SA AUTO INDUSTRY ACHIEVES R21BN POSITIVE TRADE BALANCE
JOHANNESBURG - Record vehicle exports helped take South Africa’s auto trade balance to a positive R21.1 billion in 2023 from R19.6 billion in 2022 – an increase of 7.6 percent.
Norman Lamprecht, chief trade and research officer at automotive business council Naamsa, said vehicle exports have remained the key driver for the automotive industry’s healthy trade balance since 2008.
“Despite a constrained economic environment undermining the domestic new vehicle market’s ability to fully recover to pre- pandemic levels in 2023, recordhigh vehicle exports ensured that the automotive industry outperformed the rest of the manufacturing sector,” he said.
“As the largest manufacturing sector in the country’s economy, a substantial 21.9 percent of value addition within the domestic manufacturing output was derived from vehicle and automotive component manufacturing in 2023, while the broader automotive industry’s contribution to the GDP comprised 5.3 percent – 3.2 percent manufacturing and 2.1 percent retail.”
The industry has now achieved a positive trade balance since 2015, according to the annual Automotive
Trade Manual, previously named the Automotive Export Manual, which was released last week.

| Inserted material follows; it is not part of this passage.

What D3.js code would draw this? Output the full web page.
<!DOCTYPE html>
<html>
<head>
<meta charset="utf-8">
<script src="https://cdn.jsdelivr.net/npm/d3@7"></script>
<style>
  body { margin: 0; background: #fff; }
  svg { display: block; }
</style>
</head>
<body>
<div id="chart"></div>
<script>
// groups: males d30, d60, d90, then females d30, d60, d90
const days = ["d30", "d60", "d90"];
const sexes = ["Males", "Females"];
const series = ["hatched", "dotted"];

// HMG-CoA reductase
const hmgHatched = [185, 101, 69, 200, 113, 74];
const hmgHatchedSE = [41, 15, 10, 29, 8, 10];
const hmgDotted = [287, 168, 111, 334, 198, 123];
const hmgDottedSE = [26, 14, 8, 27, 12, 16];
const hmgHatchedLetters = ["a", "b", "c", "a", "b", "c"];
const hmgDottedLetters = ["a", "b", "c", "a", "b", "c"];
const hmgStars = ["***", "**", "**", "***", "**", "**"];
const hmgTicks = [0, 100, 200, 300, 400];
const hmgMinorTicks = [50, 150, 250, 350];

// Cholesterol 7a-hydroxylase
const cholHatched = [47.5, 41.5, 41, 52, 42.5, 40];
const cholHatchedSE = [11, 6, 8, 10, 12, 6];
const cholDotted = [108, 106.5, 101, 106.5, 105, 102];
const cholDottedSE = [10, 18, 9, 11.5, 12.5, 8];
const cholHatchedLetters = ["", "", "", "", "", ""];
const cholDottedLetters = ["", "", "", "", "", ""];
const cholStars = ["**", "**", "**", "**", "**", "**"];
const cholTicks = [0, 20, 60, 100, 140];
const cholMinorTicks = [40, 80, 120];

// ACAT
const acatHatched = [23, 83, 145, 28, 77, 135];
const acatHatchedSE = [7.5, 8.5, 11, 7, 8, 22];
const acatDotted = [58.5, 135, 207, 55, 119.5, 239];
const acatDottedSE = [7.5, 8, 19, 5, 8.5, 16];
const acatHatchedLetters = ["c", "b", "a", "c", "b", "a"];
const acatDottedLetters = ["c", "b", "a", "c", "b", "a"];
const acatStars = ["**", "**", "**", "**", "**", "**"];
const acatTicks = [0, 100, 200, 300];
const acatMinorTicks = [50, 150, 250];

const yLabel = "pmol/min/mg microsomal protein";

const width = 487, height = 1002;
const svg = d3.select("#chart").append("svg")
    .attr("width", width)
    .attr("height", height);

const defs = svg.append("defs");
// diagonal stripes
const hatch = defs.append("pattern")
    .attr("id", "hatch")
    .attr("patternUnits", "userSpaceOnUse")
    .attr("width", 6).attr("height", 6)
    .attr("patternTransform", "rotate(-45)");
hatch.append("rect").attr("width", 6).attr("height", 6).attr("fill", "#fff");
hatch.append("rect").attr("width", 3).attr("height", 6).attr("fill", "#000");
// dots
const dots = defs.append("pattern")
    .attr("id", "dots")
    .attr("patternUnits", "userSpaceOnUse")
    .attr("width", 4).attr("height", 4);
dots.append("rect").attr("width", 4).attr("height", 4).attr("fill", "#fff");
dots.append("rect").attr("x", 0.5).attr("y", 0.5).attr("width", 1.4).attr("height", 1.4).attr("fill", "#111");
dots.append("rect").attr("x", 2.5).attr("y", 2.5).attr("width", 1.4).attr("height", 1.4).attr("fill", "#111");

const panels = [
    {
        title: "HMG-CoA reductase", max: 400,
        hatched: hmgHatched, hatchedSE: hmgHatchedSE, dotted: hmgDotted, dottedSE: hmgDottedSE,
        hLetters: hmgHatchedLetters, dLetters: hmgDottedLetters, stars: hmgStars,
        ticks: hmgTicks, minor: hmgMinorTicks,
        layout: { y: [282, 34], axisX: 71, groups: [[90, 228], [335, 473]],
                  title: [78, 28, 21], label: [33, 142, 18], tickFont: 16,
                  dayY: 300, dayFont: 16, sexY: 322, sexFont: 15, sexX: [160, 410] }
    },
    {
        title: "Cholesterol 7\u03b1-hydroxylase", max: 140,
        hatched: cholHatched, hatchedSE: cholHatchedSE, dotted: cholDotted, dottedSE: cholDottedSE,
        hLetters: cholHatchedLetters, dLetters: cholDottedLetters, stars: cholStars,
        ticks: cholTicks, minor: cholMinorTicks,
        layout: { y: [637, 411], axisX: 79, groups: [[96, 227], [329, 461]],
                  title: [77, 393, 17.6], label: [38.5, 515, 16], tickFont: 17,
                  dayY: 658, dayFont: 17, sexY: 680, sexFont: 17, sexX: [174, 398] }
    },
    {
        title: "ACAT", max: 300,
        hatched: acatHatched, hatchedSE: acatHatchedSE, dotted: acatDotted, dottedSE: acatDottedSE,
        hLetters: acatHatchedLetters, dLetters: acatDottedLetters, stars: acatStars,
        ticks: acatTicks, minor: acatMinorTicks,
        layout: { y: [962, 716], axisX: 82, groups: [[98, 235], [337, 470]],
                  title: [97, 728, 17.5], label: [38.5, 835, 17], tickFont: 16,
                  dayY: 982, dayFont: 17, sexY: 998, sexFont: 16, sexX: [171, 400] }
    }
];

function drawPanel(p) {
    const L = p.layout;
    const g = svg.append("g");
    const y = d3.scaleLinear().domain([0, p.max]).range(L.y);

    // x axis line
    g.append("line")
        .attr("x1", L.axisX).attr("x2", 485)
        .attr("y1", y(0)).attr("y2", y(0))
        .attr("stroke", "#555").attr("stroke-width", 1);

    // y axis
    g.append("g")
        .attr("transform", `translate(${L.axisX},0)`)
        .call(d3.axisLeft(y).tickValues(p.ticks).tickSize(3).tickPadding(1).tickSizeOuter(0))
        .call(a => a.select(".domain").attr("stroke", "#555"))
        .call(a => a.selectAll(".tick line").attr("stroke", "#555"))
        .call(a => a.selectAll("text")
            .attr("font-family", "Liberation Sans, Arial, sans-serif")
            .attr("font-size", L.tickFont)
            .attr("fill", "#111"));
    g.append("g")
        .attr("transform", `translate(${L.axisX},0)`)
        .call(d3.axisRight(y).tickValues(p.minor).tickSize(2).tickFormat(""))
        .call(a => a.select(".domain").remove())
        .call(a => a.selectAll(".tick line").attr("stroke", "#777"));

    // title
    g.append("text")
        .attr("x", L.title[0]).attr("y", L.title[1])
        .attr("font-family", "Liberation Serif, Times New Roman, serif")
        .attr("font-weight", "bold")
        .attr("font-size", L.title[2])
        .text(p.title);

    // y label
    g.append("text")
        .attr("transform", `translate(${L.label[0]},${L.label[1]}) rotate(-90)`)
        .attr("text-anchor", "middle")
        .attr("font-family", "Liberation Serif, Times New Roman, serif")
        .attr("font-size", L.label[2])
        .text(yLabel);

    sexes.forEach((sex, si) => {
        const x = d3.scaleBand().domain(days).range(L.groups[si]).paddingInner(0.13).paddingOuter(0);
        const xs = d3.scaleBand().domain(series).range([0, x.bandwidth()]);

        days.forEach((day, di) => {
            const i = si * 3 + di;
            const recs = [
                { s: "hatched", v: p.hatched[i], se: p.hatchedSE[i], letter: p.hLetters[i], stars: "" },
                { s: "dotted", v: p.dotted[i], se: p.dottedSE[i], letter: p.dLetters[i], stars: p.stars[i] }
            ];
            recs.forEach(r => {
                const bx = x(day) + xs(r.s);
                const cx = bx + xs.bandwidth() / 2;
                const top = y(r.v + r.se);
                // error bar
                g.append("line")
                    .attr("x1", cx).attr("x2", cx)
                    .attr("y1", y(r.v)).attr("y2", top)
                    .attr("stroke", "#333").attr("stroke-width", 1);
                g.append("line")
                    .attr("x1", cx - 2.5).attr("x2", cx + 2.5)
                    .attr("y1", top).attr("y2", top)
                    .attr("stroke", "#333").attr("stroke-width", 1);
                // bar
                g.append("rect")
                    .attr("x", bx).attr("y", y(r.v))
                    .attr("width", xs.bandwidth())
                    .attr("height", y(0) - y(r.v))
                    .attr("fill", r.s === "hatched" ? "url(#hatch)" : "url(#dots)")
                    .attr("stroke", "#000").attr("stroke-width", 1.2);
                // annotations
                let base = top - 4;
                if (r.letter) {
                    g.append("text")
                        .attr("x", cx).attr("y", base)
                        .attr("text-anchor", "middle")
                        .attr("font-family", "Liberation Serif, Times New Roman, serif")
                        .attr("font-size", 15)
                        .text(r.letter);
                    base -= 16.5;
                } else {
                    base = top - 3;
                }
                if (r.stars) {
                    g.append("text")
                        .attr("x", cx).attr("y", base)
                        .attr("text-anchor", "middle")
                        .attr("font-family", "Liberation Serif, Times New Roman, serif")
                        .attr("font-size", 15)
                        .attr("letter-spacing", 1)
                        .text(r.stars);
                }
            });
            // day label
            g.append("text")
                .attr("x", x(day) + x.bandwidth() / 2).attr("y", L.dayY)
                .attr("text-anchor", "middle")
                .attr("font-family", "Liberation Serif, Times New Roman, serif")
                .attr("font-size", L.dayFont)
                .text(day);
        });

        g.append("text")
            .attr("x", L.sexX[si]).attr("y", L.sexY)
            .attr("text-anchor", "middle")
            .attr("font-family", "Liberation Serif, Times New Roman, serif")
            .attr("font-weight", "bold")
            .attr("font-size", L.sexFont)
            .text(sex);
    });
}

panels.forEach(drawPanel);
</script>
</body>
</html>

However, the automotive trade balance figures exclude automotive aftermarket parts, which recorded a negative trade balance of R99.5 billion in 2023.

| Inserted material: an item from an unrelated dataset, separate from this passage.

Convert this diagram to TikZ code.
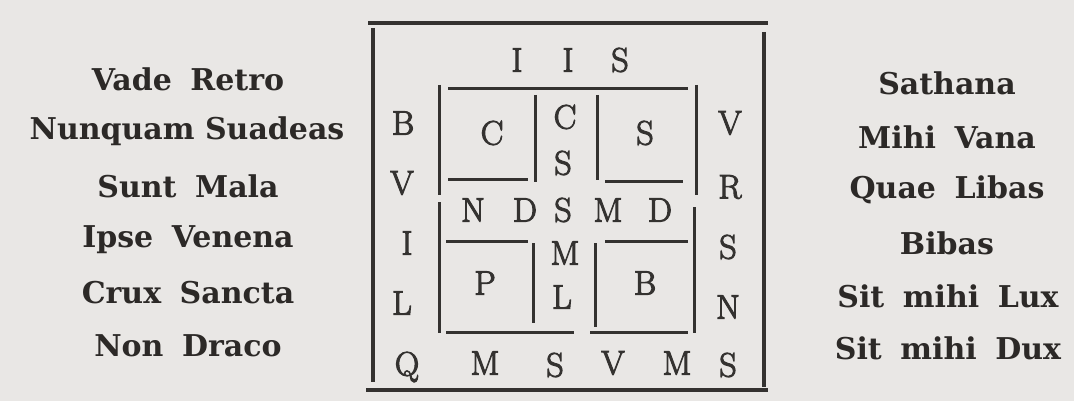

Lamprecht said this could mainly be attributed to a record vehicle export performance, resulting in vehicle export revenue increasing by 29.9 percent to R203.9 billion in 2023 from R157.0 billion in 2022.
He said automotive component exports decreased by 4.8 percent to R66.9 billion in 2023 from R70.3 billion in 2022, which is in line with lower catalytic converter exports.
The value of automotive imports increased by 20.2 percent to R249.7 billion in 2023 from R207.7 billion in 2022.
Lamprecht said the objectives of the South African Automotive Masterplan 2021- 2035 are to increase vehicle production to 1.4 million vehicles per annum by 2035 and raise localisation levels in SA- manufactured vehicles from an average of 40 percent to 60 percent by 2035, which will contribute to decreasing reliance on imported components in the future.